Former NFL player Kroy Biermann posted a lengthy Instagram message explaining the aftermath of years married to Kim Zolciak.
Former Real Housewives of Atlanta and Don’t Be Tardy personality posed in a chair with his head down. He paired the morose photo of Isaac Mathers’s I’m Proud You Stayed.
The post:
“I’ve wrestled with this post for days, trying to find the words to communicate the weight and complexity of what I’ve lived through. How do you put years of confusion, pain, and survival into a few paragraphs? How do you explain what it’s like to be trapped in something that looks like love but feels like you’re slowly being ripped apart?”
“There was a time I didn’t think I’d make it. The pain was so constant, the confusion, the isolation, the gaslighting. It felt like my soul was caving in. I was trapped in deliberately orchestrated chaos, yet somehow I was the one blamed for the storm.
Every word I said was twisted. Every effort I made was never enough. And eventually, I started to believe, maybe I was the problem.”
“There were nights I prayed for it all to just stop, even if that meant I stopped.
When you’ve been broken down long enough, death can start to sound like peace.”
Kroy came out the other side:
“But God. God met me in that darkness.”
“When I didn’t have the strength to fight for myself, He fought for me. He reminded me that my life still had purpose, that my story wasn’t over.
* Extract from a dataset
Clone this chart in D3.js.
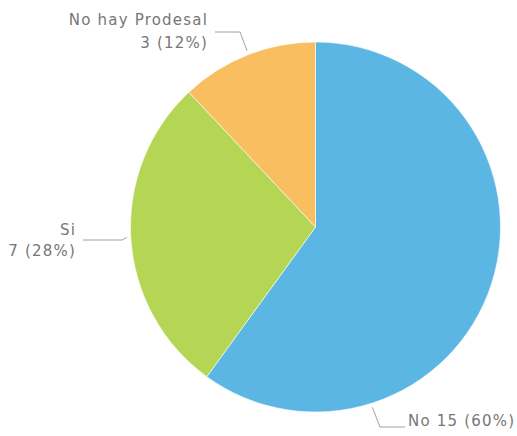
<!DOCTYPE html>
<html><head><meta charset="utf-8">
<script src="https://cdn.jsdelivr.net/npm/d3@7"></script>
<style>html,body{margin:0;padding:0;background:#fff;}</style>
</head><body>
<svg id="c" width="517" height="436"></svg>
<script>
const categories = ["No", "Si", "No hay Prodesal"];
const values = [15, 7, 3];
const percents = ["60%", "28%", "12%"];
const colors = ["#5CB6E3", "#B4D654", "#F8BE60"];

// layout (positions only)
const cx = 315.5, cy = 227, r = 185;
const labelLayout = [
  {angleDeg: 162.5, elbow: [380, 427], end: [405, 427], anchor: "start", tx: 408, lines: [426], oneLine: true},
  {angleDeg: 266.8, elbow: [122, 240], end: [83, 240], anchor: "end", tx: 76, lines: [235, 256]},
  {angleDeg: 338.8, elbow: [240, 32], end: [215, 32], anchor: "end", tx: 208, lines: [25, 48]}
];

const svg = d3.select("#c");
const g = svg.append("g").attr("transform", `translate(${cx},${cy})`);
const pie = d3.pie().sort(null).value(d => d)(values);
const arc = d3.arc().innerRadius(0).outerRadius(r);
g.selectAll("path").data(pie).enter().append("path")
  .attr("d", arc).attr("fill", (d,i) => colors[i])
  .attr("stroke", "#fff").attr("stroke-width", 0.6);

const font = "'DejaVu Sans', sans-serif";
labelLayout.forEach((L, i) => {
  const a = L.angleDeg * Math.PI / 180;
  const p = d3.arc().innerRadius(r + 4).outerRadius(r + 4).startAngle(a).endAngle(a).centroid();
  const start = [p[0] + cx, p[1] + cy];
  svg.append("path")
    .attr("d", d3.line()([start, L.elbow, L.end]))
    .attr("fill", "none").attr("stroke", "#a0a0a0").attr("stroke-width", 1);
  const t = svg.append("text").attr("text-anchor", L.anchor)
    .attr("font-family", font).attr("font-size", 15).attr("letter-spacing", 1.2)
    .attr("fill", "#777");
  if (L.oneLine) {
    t.append("tspan").attr("x", L.tx).attr("y", L.lines[0]).text(`${categories[i]} ${values[i]} (${percents[i]})`);
  } else {
    t.append("tspan").attr("x", L.tx).attr("y", L.lines[0]).text(categories[i]);
    t.append("tspan").attr("x", L.tx).attr("y", L.lines[1]).text(`${values[i]} (${percents[i]})`);
  }
});
</script>
</body></html>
And in the middle of all the pain and abuse, I heard His whisper … You are mine. You are not what they said about you.”
“If you’re in that place right now, where the weight feels unbearable, please, cry out to Him. You don’t have to have the right words. You don’t even have to believe perfectly. Just call His name. He will meet you there. He is the way out.”
“I’m still healing. I still have scars. But I’m here, and I’m proud I stayed. Because staying doesn’t mean staying in the abuse. It means staying alive. Staying faithful. Staying open to what God can do with your pain.”
“You are not alone; you are not too broken; you are not forgotten. God’s not done with your story.”